Aber hier wirds ethisch fragwürdig:
Ein Hedgefonds als Teilsystem des Kapitalismus z.B. soll Kapital vermehren. Der Kapitalanleger, meinetwegen ein gewissenhafter Schulrektor einer Förderschule, ist als Psychisches System mit dem Hedgefonds im Wesentlichen durch seine Zahlung gekoppelt, die irgendwo wieder Liquidität schafft, die er gerade nicht braucht. Er gibt etwas Besitz ab, um ihn zu vermehren. Den Rest macht der Fondsmanager. Er setzt das Geld dort ein, wo es gerade die meiste Rendite bringt. Systematisch. Das ist seine Aufgabe und je besser er sie erledigt, desto besser macht er seine Arbeit. Er investiert mit an Sicherheit grenzender Wahrscheinlichkeit nicht absichtlich oder bewusst dort, wo es anderen Menschen schadet. Aber er ist fast vollständig entkoppelt von seinen Handlungsfolgen, die Welt, die er bearbeitet, gelangt nur in Form von Zahlen, Algorithmen oder sonstigen Abstraktionen zu ihm. Als solche bearbeitet er sie.

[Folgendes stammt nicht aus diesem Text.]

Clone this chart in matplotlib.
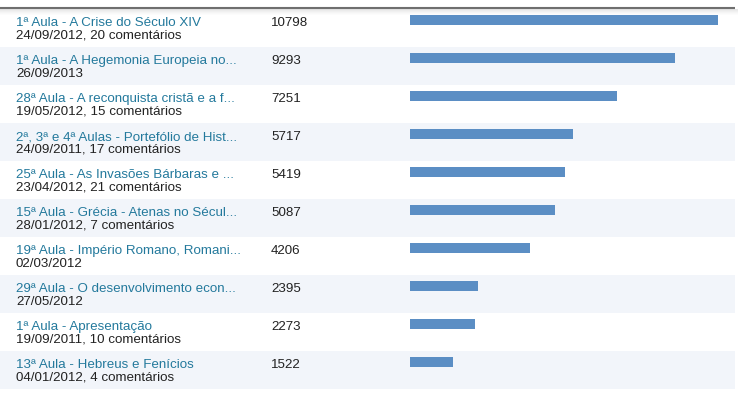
import matplotlib
matplotlib.use("Agg")
import matplotlib.pyplot as plt

# dados das postagens mais vistas
titulos = [
    "1ª Aula - A Crise do Século XIV",
    "1ª Aula - A Hegemonia Europeia no...",
    "28ª Aula - A reconquista cristã e a f...",
    "2ª, 3ª e 4ª Aulas - Portefólio de Hist...",
    "25ª Aula - As Invasões Bárbaras e ...",
    "15ª Aula - Grécia - Atenas no Sécul...",
    "19ª Aula - Império Romano, Romani...",
    "29ª Aula - O desenvolvimento econ...",
    "1ª Aula - Apresentação",
    "13ª Aula - Hebreus e Fenícios",
]
datas = [
    "24/09/2012, 20 comentários",
    "26/09/2013",
    "19/05/2012, 15 comentários",
    "24/09/2011, 17 comentários",
    "23/04/2012, 21 comentários",
    "28/01/2012, 7 comentários",
    "02/03/2012",
    "27/05/2012",
    "19/09/2011, 10 comentários",
    "04/01/2012, 4 comentários",
]
visualizacoes = [10798, 9293, 7251, 5717, 5419, 5087, 4206, 2395, 2273, 1522]

W, H = 738, 397
top, row_h = 9, 38
fs = 9.6

plt.rcParams['font.family'] = ['Liberation Sans', 'DejaVu Sans']

fig = plt.figure(figsize=(W / 100, H / 100), dpi=100)
ax = fig.add_axes([0, 0, 1, 1])
ax.set_xlim(0, W)
ax.set_ylim(H, 0)
ax.axis('off')

# linha superior e sombra
for k, a in enumerate([0.10, 0.08, 0.06, 0.04, 0.025, 0.012]):
    ax.axhspan(top + k, top + k + 1, color='black', alpha=a, lw=0)
ax.plot([0, 735], [7.5, 7.5], color='#6f6f6f', lw=1.5, solid_capstyle='butt')

n = len(titulos)
for i in range(n):
    y0 = top + i * row_h
    if i % 2 == 1:
        ax.axhspan(y0, y0 + row_h, xmin=0, xmax=735 / W, color='#f2f5fa', lw=0, zorder=0)
    ax.text(16, y0 + 17, titulos[i], color='#23799c', fontsize=fs, va='baseline')
    ax.text(16, y0 + 30, datas[i], color='#222222', fontsize=fs, va='baseline')
    ax.text(271, y0 + 17, str(visualizacoes[i]), color='#222222', fontsize=fs, va='baseline')

# barras
bx = fig.add_axes([410 / W, 1 - (top + n * row_h) / H, 308 / W, n * row_h / H])
bx.patch.set_alpha(0)
bx.set_xlim(0, max(visualizacoes))
bx.set_ylim(n, 0)
bx.axis('off')
bx.barh([i + 11 / row_h for i in range(n)], visualizacoes, height=10 / row_h,
        color='#5b8ec4', align='center')

plt.savefig("out.png", dpi=100)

Mit hoher Wahrscheinlichkeit setzt er also doch sein Geld dort ein, wo es Menschen schadet. Warum? Weil das Kapital ein scheues Reh ist und am ehesten dort auf die Lichtung geht, wo entweder ordentlich dereguliert wurde oder noch wenig reguliert wird, d.h. dort, wo die Gesetze günstig oder nicht vorhanden sind, der Umweltschutz egal, das Besitzrechte von Bewohnern (evtl. Ureinwohnern) missachtet werden kann, indem die Regierung Ländereien verscherbelt, die Leute für Hungerlöhne arbeiten, Rohstoffe billigst verfügbar sind, usw.. Dieser Effekt: dass tendenziell (also nicht zwingend aber doch überwiegend) dort investiert wird, wo Raubbau betrieben wird, hat sich im derzeitigen System als Standard herausgebildet. Weil das Kapital ein scheues Reh ist, das nur mit möglichst geringem Risiko auf die Lichtung geht. Der Effekt ist quasi das Prinzip von Kapitalanlagen, sobald sie nicht mehr im überschaubaren Nahbereich stattfinden.
Der Anleger hat in seinem nahen Umfeld vielleicht sogar stark das Wohl Anderer im Blick, seine Gesinnung ist hinsichtlich seiner Anlagesumme aber völlig irrelevant. Er denkt vielleicht nicht einmal daran, dass man mit ein paar Euros im fernen Afrika recht viel Unheil anrichten kann. Das ist systematisierte und organisierte Nicht-Verantwortung. Systematischer Raubbau ohne reell Verantwortliche. Durch Abstraktion verwirklicht und durch Entkoppelung ungreifbar gemacht.
Weil der Kapitalismus tendenziell immer so verfährt, das sein Wesen ist, muss man ihn entschärfen oder in kleinere Bahnen lenken.
Macht man sich diese Mechanismen bewusst, ist es auch schnell klar, warum üble Diktatoren oder die Herrschaft von Islamisten bzw. Chaos in rohstoffreichen Regionen für die Kapitalelite äußerst wünschenswert sind. Wenn Merkel Aufklärungsflieger nach Syrien schickt, die für Al-Kaida-Ableger Luftaufnahmen machen, damit die ihre Bomben sauber drappieren können, ist das wunderbar versteckte Kriegsführung. Sie geht nicht selbst hin und tut dort Schlechtes, sondern sie schafft dort Voraussetzungen (den Sturz Assads), die weiteres Handeln erst möglich machen. Ein offener Angriffskrieg aus Deutschland wäre undenkbar, man muss ihn schönreden, wir schicken "nur Aufklärer", den Rest machen die anderen aus der Anti-IS-Koalition. In Afrika si das ähnlich. Das scheue Reh kommt dann, wenn es so weit ist, auf die Lichtung. Das Kapital ist dort bestens aufgehoben, weil es sich rasch vermehrt. Von allen Folgen weitgehend entkoppelt, die Drecksarbeit machen die Leute vor Ort aus ihrer Not heraus.

Diese Entkoppelung und Abstraktion wird schon seit Jahrhunderten immer normaler. Ich halte das für äußerst bedenklich, welcher Scheiße man dient, wenn man das Kapital frei florieren lässt.

So, ich geh jetzt ins Bett, höchste Zeit.